TASK TO COMPLETE:
Only the number is needed: how many lines of the records include "seaborn"?

DATASET ROWS:

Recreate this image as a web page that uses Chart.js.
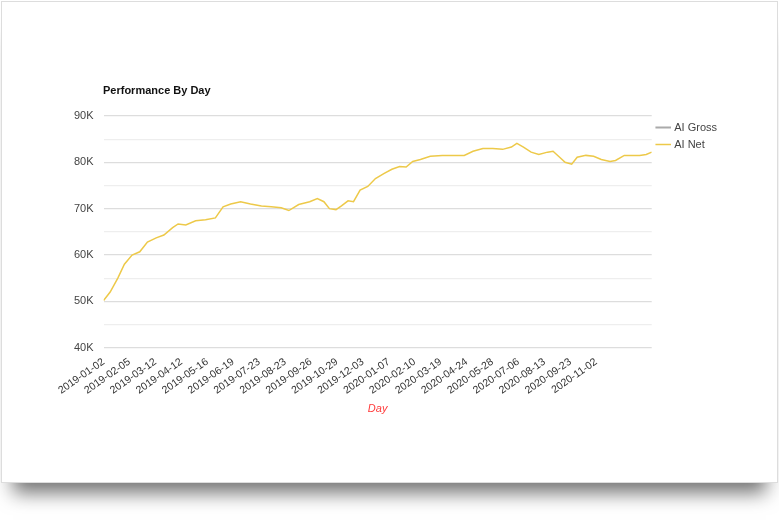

--

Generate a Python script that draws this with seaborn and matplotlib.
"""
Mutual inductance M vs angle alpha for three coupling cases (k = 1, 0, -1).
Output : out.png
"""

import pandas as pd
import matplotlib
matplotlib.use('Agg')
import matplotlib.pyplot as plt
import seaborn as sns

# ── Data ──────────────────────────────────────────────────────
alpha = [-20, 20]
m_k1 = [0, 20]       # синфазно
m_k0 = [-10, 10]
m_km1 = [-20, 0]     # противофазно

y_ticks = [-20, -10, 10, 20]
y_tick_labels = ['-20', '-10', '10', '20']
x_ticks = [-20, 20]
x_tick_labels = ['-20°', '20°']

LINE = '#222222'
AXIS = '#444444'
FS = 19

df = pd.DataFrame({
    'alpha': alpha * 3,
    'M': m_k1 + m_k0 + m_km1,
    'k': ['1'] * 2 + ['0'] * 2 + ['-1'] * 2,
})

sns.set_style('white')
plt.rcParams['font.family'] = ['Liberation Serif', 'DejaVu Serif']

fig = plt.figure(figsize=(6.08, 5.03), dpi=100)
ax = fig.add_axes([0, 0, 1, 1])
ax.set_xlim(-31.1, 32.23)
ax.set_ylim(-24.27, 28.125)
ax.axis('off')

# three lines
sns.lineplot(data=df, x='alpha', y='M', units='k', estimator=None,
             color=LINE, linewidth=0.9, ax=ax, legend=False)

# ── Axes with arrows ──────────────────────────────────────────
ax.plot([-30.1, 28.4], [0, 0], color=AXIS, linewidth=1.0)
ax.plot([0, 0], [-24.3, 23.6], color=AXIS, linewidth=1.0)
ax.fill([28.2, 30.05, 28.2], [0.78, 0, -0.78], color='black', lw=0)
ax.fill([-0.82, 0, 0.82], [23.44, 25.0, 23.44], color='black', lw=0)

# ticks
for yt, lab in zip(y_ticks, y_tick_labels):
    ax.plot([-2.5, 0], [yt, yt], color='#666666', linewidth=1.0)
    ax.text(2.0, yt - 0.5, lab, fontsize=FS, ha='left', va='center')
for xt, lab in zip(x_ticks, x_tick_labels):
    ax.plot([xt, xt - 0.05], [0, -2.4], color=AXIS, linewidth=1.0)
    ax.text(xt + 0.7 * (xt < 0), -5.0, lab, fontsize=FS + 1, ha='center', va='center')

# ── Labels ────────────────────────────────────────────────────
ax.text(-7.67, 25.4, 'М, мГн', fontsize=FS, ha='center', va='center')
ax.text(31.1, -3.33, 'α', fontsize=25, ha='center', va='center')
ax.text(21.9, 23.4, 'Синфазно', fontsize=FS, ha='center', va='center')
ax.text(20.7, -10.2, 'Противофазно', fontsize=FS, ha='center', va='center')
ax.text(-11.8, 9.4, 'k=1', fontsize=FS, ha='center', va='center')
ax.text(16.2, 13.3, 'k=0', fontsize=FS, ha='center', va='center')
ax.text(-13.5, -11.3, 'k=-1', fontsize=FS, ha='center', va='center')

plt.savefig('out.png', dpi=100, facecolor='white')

---

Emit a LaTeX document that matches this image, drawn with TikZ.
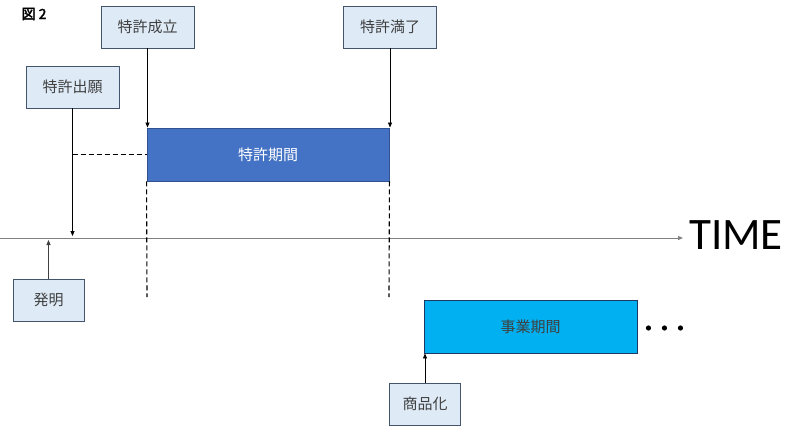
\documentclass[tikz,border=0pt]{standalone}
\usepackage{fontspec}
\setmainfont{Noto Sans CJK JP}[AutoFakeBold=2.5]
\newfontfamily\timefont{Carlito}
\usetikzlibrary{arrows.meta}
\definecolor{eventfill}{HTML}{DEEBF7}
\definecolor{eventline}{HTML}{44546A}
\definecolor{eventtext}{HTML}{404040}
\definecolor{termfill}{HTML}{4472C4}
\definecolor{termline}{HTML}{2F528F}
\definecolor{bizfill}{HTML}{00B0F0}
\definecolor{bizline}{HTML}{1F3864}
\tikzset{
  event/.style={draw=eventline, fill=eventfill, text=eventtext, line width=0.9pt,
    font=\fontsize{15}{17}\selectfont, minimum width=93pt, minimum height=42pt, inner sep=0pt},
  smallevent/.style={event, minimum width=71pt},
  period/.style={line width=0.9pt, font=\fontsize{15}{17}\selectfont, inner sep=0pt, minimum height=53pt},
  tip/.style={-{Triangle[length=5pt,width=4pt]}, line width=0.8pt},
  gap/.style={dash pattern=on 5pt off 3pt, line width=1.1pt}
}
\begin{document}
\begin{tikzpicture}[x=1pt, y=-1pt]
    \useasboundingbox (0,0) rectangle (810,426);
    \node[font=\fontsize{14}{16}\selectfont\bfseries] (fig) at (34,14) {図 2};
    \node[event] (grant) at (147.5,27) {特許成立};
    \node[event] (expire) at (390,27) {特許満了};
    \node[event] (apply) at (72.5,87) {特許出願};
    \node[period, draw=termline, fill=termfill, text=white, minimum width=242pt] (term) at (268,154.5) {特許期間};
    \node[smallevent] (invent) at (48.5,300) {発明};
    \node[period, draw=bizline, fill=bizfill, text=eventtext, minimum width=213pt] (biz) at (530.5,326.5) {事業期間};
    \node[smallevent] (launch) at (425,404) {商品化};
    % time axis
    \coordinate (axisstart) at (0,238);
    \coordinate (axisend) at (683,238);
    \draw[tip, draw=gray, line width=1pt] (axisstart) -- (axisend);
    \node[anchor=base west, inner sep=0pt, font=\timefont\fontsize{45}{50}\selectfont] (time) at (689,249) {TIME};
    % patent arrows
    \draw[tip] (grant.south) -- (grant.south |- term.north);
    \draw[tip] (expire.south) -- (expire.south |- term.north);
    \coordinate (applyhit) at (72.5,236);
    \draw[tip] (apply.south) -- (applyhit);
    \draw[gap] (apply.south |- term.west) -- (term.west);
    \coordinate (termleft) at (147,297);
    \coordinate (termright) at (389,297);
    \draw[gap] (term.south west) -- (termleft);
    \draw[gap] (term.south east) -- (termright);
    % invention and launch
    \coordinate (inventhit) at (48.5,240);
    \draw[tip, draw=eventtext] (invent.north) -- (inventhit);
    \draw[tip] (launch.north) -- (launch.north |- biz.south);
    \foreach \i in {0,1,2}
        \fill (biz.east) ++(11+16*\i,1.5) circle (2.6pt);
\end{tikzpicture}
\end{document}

RESPONSE BELOW:
2